===== RECORDS FOR PROCESSING =====
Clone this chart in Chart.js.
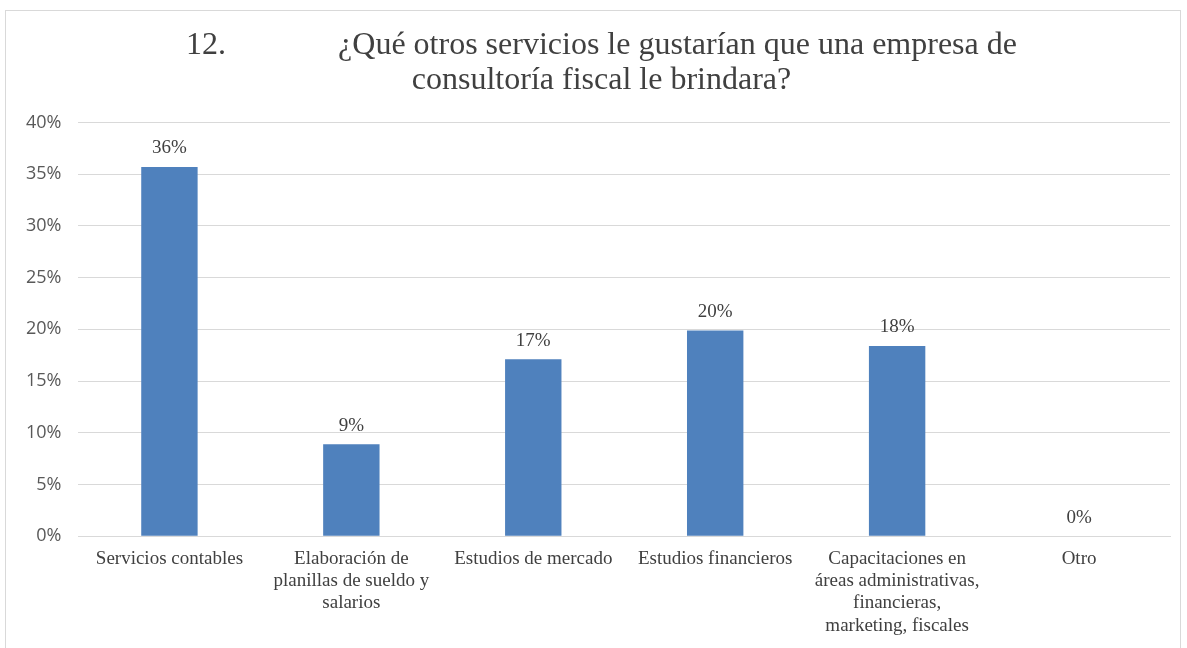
<!DOCTYPE html>
<html>
<head>
<meta charset="utf-8">
<script src="https://cdn.jsdelivr.net/npm/chart.js@4/dist/chart.umd.min.js"></script>
<style>
  html, body { margin: 0; padding: 0; background: #fff; }
  #wrap { position: relative; width: 1187px; height: 648px; }
  #frame { position: absolute; left: 5px; top: 10px; width: 1176px; height: 640px;
           border: 1px solid #d9d9d9; box-sizing: border-box; pointer-events: none; }
</style>
</head>
<body>
<div id="wrap">
  <canvas id="chart" width="1187" height="648"></canvas>
  <div id="frame"></div>
</div>
<script>
// Categories (x axis)
const categories = [
    'Servicios contables',
    ['Elaboración de', 'planillas de sueldo y', 'salarios'],
    'Estudios de mercado',
    'Estudios financieros',
    ['Capacitaciones en', 'áreas administrativas,', 'financieras,', 'marketing, fiscales'],
    'Otro'
];

// Percentages
const percentValues = [35.7, 8.9, 17.1, 19.9, 18.4, 0];

// Y axis ticks
const yTicks = [0, 5, 10, 15, 20, 25, 30, 35, 40];

// leading nbsp nudges the centred title a bit to the right, as in the original
const nb = n => '\u00A0'.repeat(n);
const titleLines = [
    nb(3) + '12.' + nb(14) + '¿Qué otros servicios le gustarían que una empresa de',
    nb(3) + 'consultoría fiscal le brindara?'
];

// Small plugin to write the value above each bar
const barValueLabels = {
    id: 'barValueLabels',
    afterDatasetsDraw(chart) {
        const ctx = chart.ctx;
        const meta = chart.getDatasetMeta(0);
        ctx.save();
        ctx.font = '19px "Liberation Serif", serif';
        ctx.fillStyle = '#404040';
        ctx.textAlign = 'center';
        ctx.textBaseline = 'bottom';
        meta.data.forEach((bar, i) => {
            const v = chart.data.datasets[0].data[i];
            ctx.fillText(Math.round(v) + '%', bar.x, bar.y - 9);
        });
        ctx.restore();
    }
};

const ctx = document.getElementById('chart').getContext('2d');
new Chart(ctx, {
    type: 'bar',
    data: {
        labels: categories,
        datasets: [{
            data: percentValues,
            backgroundColor: '#4f81bd',
            borderWidth: 0,
            categoryPercentage: 1.0,
            barPercentage: 0.31
        }]
    },
    options: {
        responsive: false,
        animation: false,
        layout: { padding: { top: 28, left: 9, right: 17, bottom: 8 } },
        plugins: {
            legend: { display: false },
            tooltip: { enabled: false },
            title: {
                display: true,
                text: titleLines,
                color: '#404040',
                font: { family: '"Liberation Serif", serif', size: 32, weight: 'normal', lineHeight: 1.1 },
                padding: { top: 0, bottom: 24 }
            }
        },
        scales: {
            x: {
                grid: { display: false },
                border: { color: '#d9d9d9' },
                ticks: {
                    color: '#404040',
                    font: { family: '"Liberation Serif", serif', size: 19, lineHeight: 1.18 },
                    maxRotation: 0,
                    autoSkip: false,
                    padding: 3
                }
            },
            y: {
                min: yTicks[0],
                max: yTicks[yTicks.length - 1],
                afterBuildTicks(axis) {
                    axis.ticks = yTicks.map(v => ({ value: v }));
                },
                grid: { color: '#d9d9d9', drawTicks: false },
                border: { display: false },
                ticks: {
                    color: '#595959',
                    font: { family: '"Open Sans", sans-serif', size: 18 },
                    padding: 17,
                    callback: v => v + '%'
                }
            }
        }
    },
    plugins: [barValueLabels]
});
</script>
</body>
</html>
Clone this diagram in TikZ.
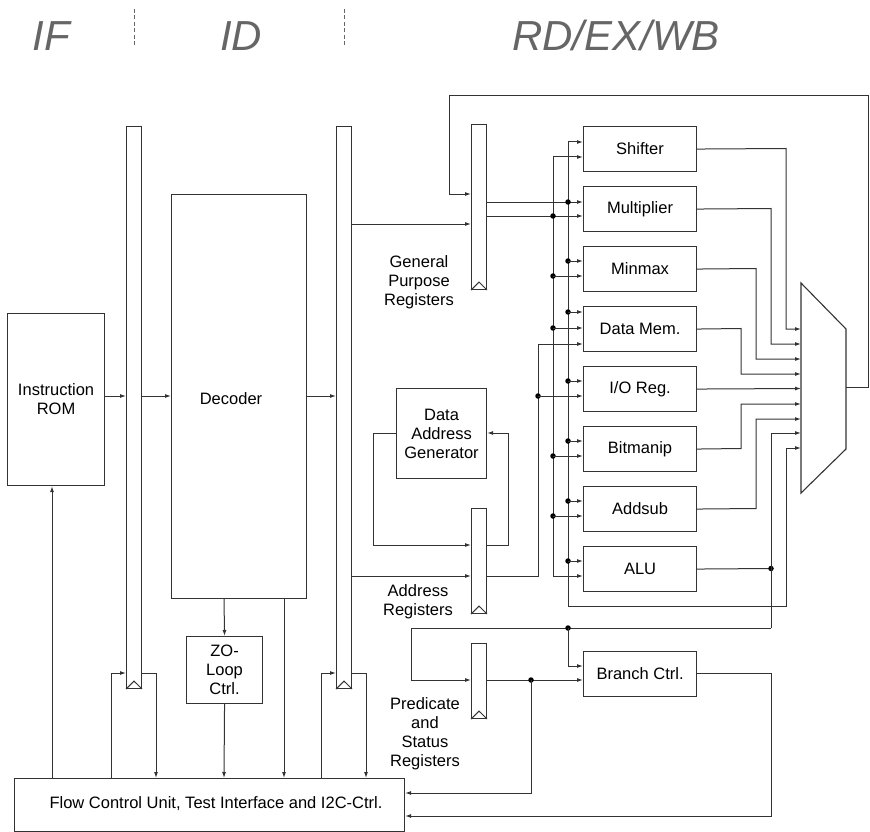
\documentclass[tikz,border=0pt]{standalone}
\usepackage{fontspec}
\setmainfont{Liberation Sans}
\usetikzlibrary{arrows.meta}
\definecolor{ln}{HTML}{333333}
\definecolor{hd}{HTML}{666666}
\begin{document}
\begin{tikzpicture}[x=1pt,y=-1pt,
  every node/.style={font=\fontsize{16.5}{19}\selectfont, text=black},
  box/.style={draw=ln, line width=1.1pt, rectangle, inner sep=0pt, anchor=north west, align=center},
  reg/.style={draw=ln, line width=1.1pt, rectangle, inner sep=0pt, anchor=north west, minimum width=15pt},
  unit/.style={box, minimum width=113pt, minimum height=45pt},
  wire/.style={draw=ln, line width=1pt},
  arr/.style={wire, -{Latex[length=6pt,width=4pt]}},
  dot/.style={circle, fill=black, inner sep=0pt, minimum size=5.5pt},
  lbl/.style={align=center, inner sep=0pt},
  hdr/.style={font=\itshape\fontsize{42}{42}\selectfont, text=hd, inner sep=0pt, anchor=base},
  clk/.style={draw=ln, line width=1pt}
]
\useasboundingbox (0,0) rectangle (870,832);

% header
\node[hdr] (hif) at (51,51) {IF};
\node[hdr] (hid) at (241,51) {ID};
\node[hdr] (hrd) at (616,51) {RD/EX/WB};
\coordinate (dsA) at (134,9);
\coordinate (dsB) at (344,9);
\draw[hd, line width=0.8pt, dash pattern=on 4pt off 2.5pt] (dsA) -- ++(0,38);
\draw[hd, line width=0.8pt, dash pattern=on 4pt off 2.5pt] (dsB) -- ++(0,38);

% blocks
\node[box, minimum width=97pt, minimum height=172pt] (rom) at (7,313) {Instruction\\ROM};
\node[reg, minimum height=562pt] (bus1) at (126,126) {};
\node[box, minimum width=135pt, minimum height=404pt] (dec) at (171,194) {};
\node[lbl] (dect) at (231,399) {Decoder};
\node[reg, minimum height=562pt] (bus2) at (336,126) {};
\node[box, minimum width=76pt, minimum height=67pt] (zo) at (186,636) {ZO-\\Loop\\Ctrl.};
\node[box, minimum width=390pt, minimum height=53pt] (fcu) at (14,778) {};
\node[lbl] (fcut) at (216,804) {Flow Control Unit, Test Interface and I2C-Ctrl.};

\node[reg, minimum height=165pt] (gpr) at (471,124) {};
\node[reg, minimum height=105pt] (adr) at (471,508) {};
\node[reg, minimum height=75pt] (prd) at (471,643) {};
\node[box, minimum width=90pt, minimum height=90pt] (dag) at (396,388) {Data\\Address\\Generator};

\node[lbl] (gprl) at (419,282) {General\\Purpose\\Registers};
\node[lbl] (adrl) at (418,602) {Address\\Registers};
\node[lbl] (prdl) at (425,734) {Predicate\\and\\Status\\Registers};

\node[unit] (shf) at (583,126) {Shifter};
\node[unit] (mul) at (583,186) {Multiplier};
\node[unit] (mmx) at (583,246) {Minmax};
\node[unit] (dmem) at (583,306) {Data Mem.};
\node[unit] (io) at (583,366) {I/O Reg.};
\node[unit] (bit) at (583,426) {Bitmanip};
\node[unit] (add) at (583,486) {Addsub};
\node[unit] (alu) at (583,546) {ALU};
\node[unit] (br) at (583,651) {Branch Ctrl.};

% clock triangles
\foreach \r in {bus1,bus2,gpr,adr,prd}{
  \draw[clk] (\r.south west) -- ([yshift=8pt]\r.south) -- (\r.south east);
}

% multiplexer
\coordinate (muxtl) at (801,283);
\coordinate (muxtr) at (846,329);
\coordinate (muxbr) at (846,449);
\coordinate (muxbl) at (801,493);
\draw[draw=ln, line width=1.1pt] (muxtl) -- (muxtr) -- (muxbr) -- (muxbl) -- cycle;

% IF / ID path
\draw[arr] (rom.east|-0,396) -- (bus1.west|-0,396);
\draw[arr] (bus1.east|-0,396) -- (dec.west|-0,396);
\draw[arr] (dec.east|-0,396) -- (bus2.west|-0,396);
\draw[arr] (bus2.east|-0,224) -- (gpr.west|-0,224);
\draw[arr] (bus2.east|-0,576) -- (adr.west|-0,576);

% write-back loop
\draw[arr] (muxtr|-0,387) -- (868,387) -- (868,96) -- (449,96) -- (449,194) -- (gpr.west|-0,194);

% GPR outputs
\draw[arr] (gpr.east|-0,202) -- (mul.west|-0,202);
\draw[arr] (gpr.east|-0,216) -- (mul.west|-0,216);

% operand bus A (x=568)
\draw[arr] (568,606) -- (568,142) -- (shf.west|-0,142);
\draw[arr] (568,606) -- (786,606) -- (786,448) -- (muxtl|-0,448);
\node[dot] (dA0) at (568,202) {};
\foreach \y/\n in {261/mmx,312/dmem,381/io,441/bit,501/add,561/alu}{
  \node[dot] (dA\y) at (568,\y) {};
  \draw[arr] (dA\y.center) -- (\n.west|-0,\y);
}

% operand bus B (x=553)
\draw[arr] (553,576) -- (553,157) -- (shf.west|-0,157);
\draw[arr] (553,560) -- (553,576) -- (alu.west|-0,576);
\node[dot] (dB0) at (553,216) {};
\foreach \y/\n in {276/mmx,328/dmem,456/bit,516/add}{
  \node[dot] (dB\y) at (553,\y) {};
  \draw[arr] (dB\y.center) -- (\n.west|-0,\y);
}

% address bus (x=538)
\draw[arr] (adr.east|-0,576) -- (538,576) -- (538,344) -- (dmem.west|-0,344);
\node[dot] (dC) at (538,396) {};
\draw[arr] (dC.center) -- (io.west|-0,396);

% DAG loop
\draw[arr] (dag.west|-0,433) -- (373,433) -- (373,545) -- (adr.west|-0,545);
\draw[arr] (adr.east|-0,545) -- (508,545) -- (508,433) -- (dag.east|-0,433);

% unit outputs to multiplexer
\draw[arr] (shf.east) -- (786,148.5) -- (786,329) -- (muxtl|-0,329);
\draw[arr] (mul.east) -- (771,208.5) -- (771,344) -- (muxtl|-0,344);
\draw[arr] (mmx.east) -- (756,268.5) -- (756,359) -- (muxtl|-0,359);
\draw[arr] (dmem.east) -- (741,328.5) -- (741,374) -- (muxtl|-0,374);
\draw[arr] (io.east) -- (muxtl|-0,388.5);
\draw[arr] (bit.east) -- (741,448.5) -- (741,404) -- (muxtl|-0,404);
\draw[arr] (add.east) -- (756,508.5) -- (756,419) -- (muxtl|-0,419);
\draw[wire] (alu.east) -- (771,568.5);
\node[dot] (dD) at (771,568.5) {};
\draw[arr] (771,628) -- (771,433) -- (muxtl|-0,433);

% flags / branch
\draw[arr] (771,628) -- (411,628) -- (411,680) -- (prd.west|-0,680);
\node[dot] (dE) at (568,628) {};
\draw[arr] (dE.center) -- (568,666) -- (br.west|-0,666);
\draw[arr] (prd.east|-0,680) -- (br.west|-0,680);
\node[dot] (dF) at (531,680) {};
\draw[arr] (dF.center) -- (531,793) -- (fcu.east|-0,793);
\draw[arr] (br.east|-0,673) -- (771,673) -- (771,816) -- (fcu.east|-0,816);

% control paths
\draw[arr] (fcu.north-|52,0) -- (rom.south-|52,0);
\draw[arr] (fcu.north-|111,0) -- (111,673) -- (bus1.west|-0,673);
\draw[arr] (bus1.east|-0,673) -- (156,673) -- (fcu.north-|156,0);
\draw[arr] (dec.south-|224,0) -- (zo.north);
\draw[arr] (zo.south) -- (fcu.north-|224,0);
\draw[arr] (dec.south-|284,0) -- (fcu.north-|284,0);
\draw[arr] (fcu.north-|321,0) -- (321,673) -- (bus2.west|-0,673);
\draw[arr] (bus2.east|-0,673) -- (366,673) -- (fcu.north-|366,0);
\end{tikzpicture}
\end{document}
=====
PROBLEM REQUIREMENTS:
Begin with the first line of the records and repeat every line up to the one with "30, 35, 40];", counting that line too. Pictures are not part of the copy.

CORRECT RESPONSE:
Clone this chart in Chart.js.
<!DOCTYPE html>
<html>
<head>
<meta charset="utf-8">
<script src="https://cdn.jsdelivr.net/npm/chart.js@4/dist/chart.umd.min.js"></script>
<style>
  html, body { margin: 0; padding: 0; background: #fff; }
  #wrap { position: relative; width: 1187px; height: 648px; }
  #frame { position: absolute; left: 5px; top: 10px; width: 1176px; height: 640px;
           border: 1px solid #d9d9d9; box-sizing: border-box; pointer-events: none; }
</style>
</head>
<body>
<div id="wrap">
  <canvas id="chart" width="1187" height="648"></canvas>
  <div id="frame"></div>
</div>
<script>
// Categories (x axis)
const categories = [
    'Servicios contables',
    ['Elaboración de', 'planillas de sueldo y', 'salarios'],
    'Estudios de mercado',
    'Estudios financieros',
    ['Capacitaciones en', 'áreas administrativas,', 'financieras,', 'marketing, fiscales'],
    'Otro'
];

// Percentages
const percentValues = [35.7, 8.9, 17.1, 19.9, 18.4, 0];

// Y axis ticks
const yTicks = [0, 5, 10, 15, 20, 25, 30, 35, 40];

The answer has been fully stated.